La infección por el virus de la hepatitis C (VHC) es la principal causa de hepatitis crónica (HC), hasta en el 30 % de los casos se desarrollará cirrosis y en un 2 % carcinoma hepatocelular (CHC) (Gower et al, 2014). Pese a que el curso parece a menudo indolente, y a que en realidad sólo una parte pequeña de los infectados presentará las complicaciones finales de la enfermedad, en los países desarrollados es la primera causa de muerte por insuficiencia hepática y hepatocarcinoma. Además, también es el principal motivo de inclusión en lista de trasplante hepático.
Se estima que un 3% de la población mundial esta infectada por el virus de la hepatitis C (WHO). La infección crónica por el VHC supone en la actualidad, dada su elevada prevalencia, un problema de salud pública a nivel mundial.
El objetivo fundamental del tratamiento antiviral es conseguir la eliminación del virus. La eliminación del virus se define como ARN indetectable mediante métodos altamente sensibles (límite de detección menor de 15 UI/mL o < 65copias/mL), considerando la respuesta viral sostenida (RVS) si esta situación permanece tras la semana 12 postratamiento (Fried et al,2002). Hasta hace poco, el tratamiento de la hepatitis C se basaba en el uso de interferón y ribavirina que exigía inyecciones semanales durante 48 semanas y curaba aproximadamente a la mitad de los pacientes, pero provocaba reacciones adversas frecuentes y mala adherencia al tratamiento (Fried et al,2002), (Manns et al,2001).

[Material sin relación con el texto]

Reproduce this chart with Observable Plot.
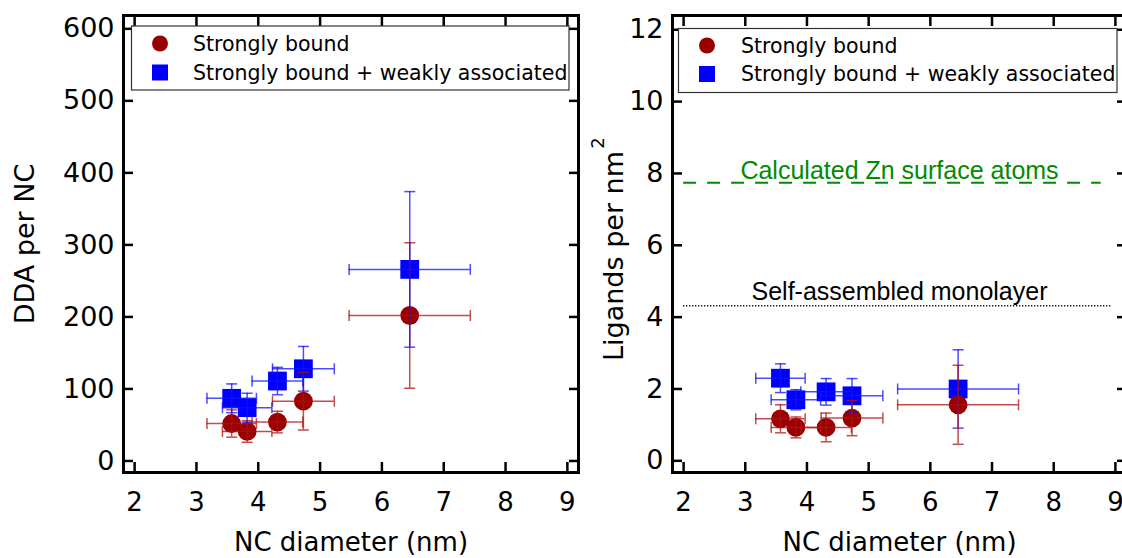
<!DOCTYPE html>
<html><head><meta charset="utf-8">
<script src="https://cdn.jsdelivr.net/npm/d3@7"></script>
<script src="https://cdn.jsdelivr.net/npm/@observablehq/plot@0.6"></script>
<style>
html,body{margin:0;padding:0;background:#fff;overflow:hidden;}
#wrap{position:relative;width:1122px;height:558px;overflow:hidden;background:#fff;font-family:"DejaVu Sans",sans-serif;}
.panel{position:absolute;top:0;width:600px;height:558px;}
.panel svg{max-width:none !important;}
#overlay{position:absolute;left:0;top:0;pointer-events:none;}
</style></head>
<body><div id="wrap"><div id="left" class="panel" style="left:0"></div><div id="right" class="panel" style="left:540px"></div></div>
<script>
// ---- data ----
const diameter      = [3.57, 3.82, 4.31, 4.73, 6.45];
const diameterErr   = [0.40, 0.40, 0.41, 0.50, 0.98];
const ddaStrong     = [52, 41, 54, 83, 202];
const ddaStrongErr  = [19, 15, 15, 40, 101];
const ddaTotal      = [87, 74, 111, 128, 266];
const ddaTotalErr   = [20, 20, 19, 31, 108];
const ligStrong     = [1.17, 0.93, 0.93, 1.19, 1.56];
const ligStrongErr  = [0.39, 0.29, 0.40, 0.49, 1.10];
const ligTotal      = [2.30, 1.70, 1.92, 1.81, 2.00];
const ligTotalErr   = [0.40, 0.28, 0.37, 0.48, 1.09];
const seriesNames   = ["Strongly bound", "Strongly bound + weakly associated"];
const xTicks        = [2, 3, 4, 5, 6, 7, 8, 9];
const ddaTicks      = [0, 100, 200, 300, 400, 500, 600];
const ligandTicks   = [0, 2, 4, 6, 8, 10, 12];
const refLabels     = ["Calculated Zn surface atoms", "Self-assembled monolayer"];
const refValues     = [7.74, 4.32];
const refStart      = [2.0, 2.0];
const refEnd        = [8.77, 8.93];
const refLabelX     = [5.5, 5.5];

// ---- helpers ----
const RED = "#990000", BLUE = "#0000ff";
const capV = {draw(ctx){ctx.moveTo(0,-5.5);ctx.lineTo(0,5.5);}};
const capH = {draw(ctx){ctx.moveTo(-5.5,0);ctx.lineTo(5.5,0);}};
const rows = (ys, es, series) => diameter.map((x, i) => ({x, xe: diameterErr[i], y: ys[i], ye: es[i], series}));

function errMarks(data, color) {
  const o = {stroke: color, strokeWidth: 1.5, strokeOpacity: 0.75};
  return [
    Plot.ruleY(data, {y: "y", x1: d => d.x - d.xe, x2: d => d.x + d.xe, ...o}),
    Plot.ruleX(data, {x: "x", y1: d => d.y - d.ye, y2: d => d.y + d.ye, ...o}),
    Plot.dot(data, {x: d => d.x - d.xe, y: "y", symbol: capV, fill: "none", ...o}),
    Plot.dot(data, {x: d => d.x + d.xe, y: "y", symbol: capV, fill: "none", ...o}),
    Plot.dot(data, {x: "x", y: d => d.y - d.ye, symbol: capH, fill: "none", ...o}),
    Plot.dot(data, {x: "x", y: d => d.y + d.ye, symbol: capH, fill: "none", ...o})
  ];
}
function axesMarks(yTicks) {
  const tk = {strokeWidth: 2.5, fill: "none", label: null, tickSize: 10};
  return [
    Plot.axisX({ticks: xTicks, anchor: "bottom", tickSize: 0, tickPadding: 20, fontSize: 26, label: null}),
    Plot.axisY({ticks: yTicks, anchor: "left", tickSize: 0, tickPadding: 9, fontSize: 27, label: null}),
    Plot.axisX({ticks: xTicks, anchor: "bottom", dy: -10, ...tk}),
    Plot.axisX({ticks: xTicks, anchor: "top", dy: 10, ...tk}),
    Plot.axisY({ticks: yTicks, anchor: "left", dx: 10, ...tk}),
    Plot.axisY({ticks: yTicks, anchor: "right", dx: -10, ...tk}),
    Plot.frame({strokeWidth: 3})
  ];
}
const titleOpts = {text: d => d, textAnchor: "middle", lineAnchor: "middle"};
const common = {
  width: 600, height: 558, marginTop: 15, marginBottom: 86,
  x: {domain: [1.82, 9.18]},
  style: {fontFamily: "DejaVu Sans, sans-serif", fontSize: "26px", color: "black", background: "transparent", maxWidth: "none", overflow: "visible"}
};

// ---- left panel ----
const lStrong = rows(ddaStrong, ddaStrongErr, seriesNames[0]);
const lTotal  = rows(ddaTotal, ddaTotalErr, seriesNames[1]);
const left = Plot.plot({
  ...common, marginLeft: 123, marginRight: 22,
  y: {domain: [-16, 618.5]},
  marks: [
    Plot.dot(lStrong, {x: "x", y: "y", r: 9.4, fill: RED}),
    Plot.dot(lTotal, {x: "x", y: "y", r: 10.6, symbol: "square", fill: BLUE}),
    ...errMarks(lStrong, "#b01010"),
    ...errMarks(lTotal, "#1010ff"),
    ...axesMarks(ddaTicks),
    Plot.text(["DDA per NC"], {...titleOpts, frameAnchor: "left", dx: -98, rotate: -90, fontSize: 27}),
    Plot.text(["NC diameter (nm)"], {...titleOpts, frameAnchor: "bottom", dy: 70, fontSize: 26})
  ]
});
document.getElementById("left").append(left);

// ---- right panel ----
const rStrong = rows(ligStrong, ligStrongErr, seriesNames[0]);
const rTotal  = rows(ligTotal, ligTotalErr, seriesNames[1]);
const refs = refLabels.map((label, i) => ({label, y: refValues[i], x1: refStart[i], x2: refEnd[i], lx: refLabelX[i]}));
const right = Plot.plot({
  ...common, marginLeft: 132, marginRight: 14,
  y: {domain: [-0.325, 12.397]},
  marks: [
    Plot.ruleY([refs[0]], {y: "y", x1: "x1", x2: "x2", stroke: "#008c00", strokeWidth: 2, strokeDasharray: "13,11"}),
    Plot.text([refs[0]], {x: "lx", y: "y", text: "label", dy: -12, fill: "#008c00", fontSize: 25, fontFamily: "Liberation Sans, Arial, sans-serif"}),
    Plot.ruleY([refs[1]], {y: "y", x1: "x1", x2: "x2", stroke: "black", strokeWidth: 1.5, strokeDasharray: "1.2,1.8"}),
    Plot.text([refs[1]], {x: "lx", y: "y", text: "label", dy: -14, fill: "black", fontSize: 25, fontFamily: "Liberation Sans, Arial, sans-serif"}),
    Plot.dot(rTotal, {x: "x", y: "y", r: 10.6, symbol: "square", fill: BLUE}),
    Plot.dot(rStrong, {x: "x", y: "y", r: 9.4, fill: RED}),
    ...errMarks(rTotal, "#1010ff"),
    ...errMarks(rStrong, "#b01010"),
    ...axesMarks(ligandTicks),
    Plot.text(["Ligands per nm"], {...titleOpts, frameAnchor: "left", dx: -58, dy: 12, rotate: -90, fontSize: 27}),
    Plot.text(["2"], {...titleOpts, frameAnchor: "left", dx: -74, dy: -101, rotate: -90, fontSize: 18}),
    Plot.text(["NC diameter (nm)"], {...titleOpts, frameAnchor: "bottom", dy: 70, fontSize: 26})
  ]
});
document.getElementById("right").append(right);

// ---- legends ----
const svg = d3.select("#wrap").append("svg").attr("id", "overlay").attr("width", 1122).attr("height", 558);
function legend(x, y, w, h, cx, cy1, cy2, tx) {
  const g = svg.append("g");
  g.append("rect").attr("x", x).attr("y", y).attr("width", w).attr("height", h)
    .attr("fill", "white").attr("stroke", "#333").attr("stroke-width", 1.2);
  g.append("circle").attr("cx", cx).attr("cy", cy1).attr("r", 8).attr("fill", RED);
  g.append("rect").attr("x", cx - 8).attr("y", cy2 - 8).attr("width", 16).attr("height", 16).attr("fill", BLUE);
  [cy1, cy2].forEach((cy, i) => g.append("text").attr("x", tx).attr("y", cy).attr("dy", "0.35em")
    .attr("font-family", "DejaVu Sans, sans-serif").attr("font-size", 20.5).attr("fill", "black").text(seriesNames[i]));
}
legend(131.5, 26, 437.5, 64, 160, 43.5, 72.5, 193);
legend(678.5, 28.5, 438.5, 64, 707, 45.5, 74, 741);
</script>
</body></html>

En 2011 se aprobaron los primeros agentes antivirales de acción directa (AAD), como boceprevir y telaprevir, destinados al tratamiento del genotipo 1 que combinados con las terapias habituales, aumentaron considerablemente las tasas de respuesta viral sostenida (RVS), pero no sin riesgos de toxicidad e interacciones que en casos de enfermedad avanzada aumentan la posibilidad de descompensaciones e incluso la muerte (Jacobsen et al, 2011), (Poordad et al), (Hézode et al, 2014).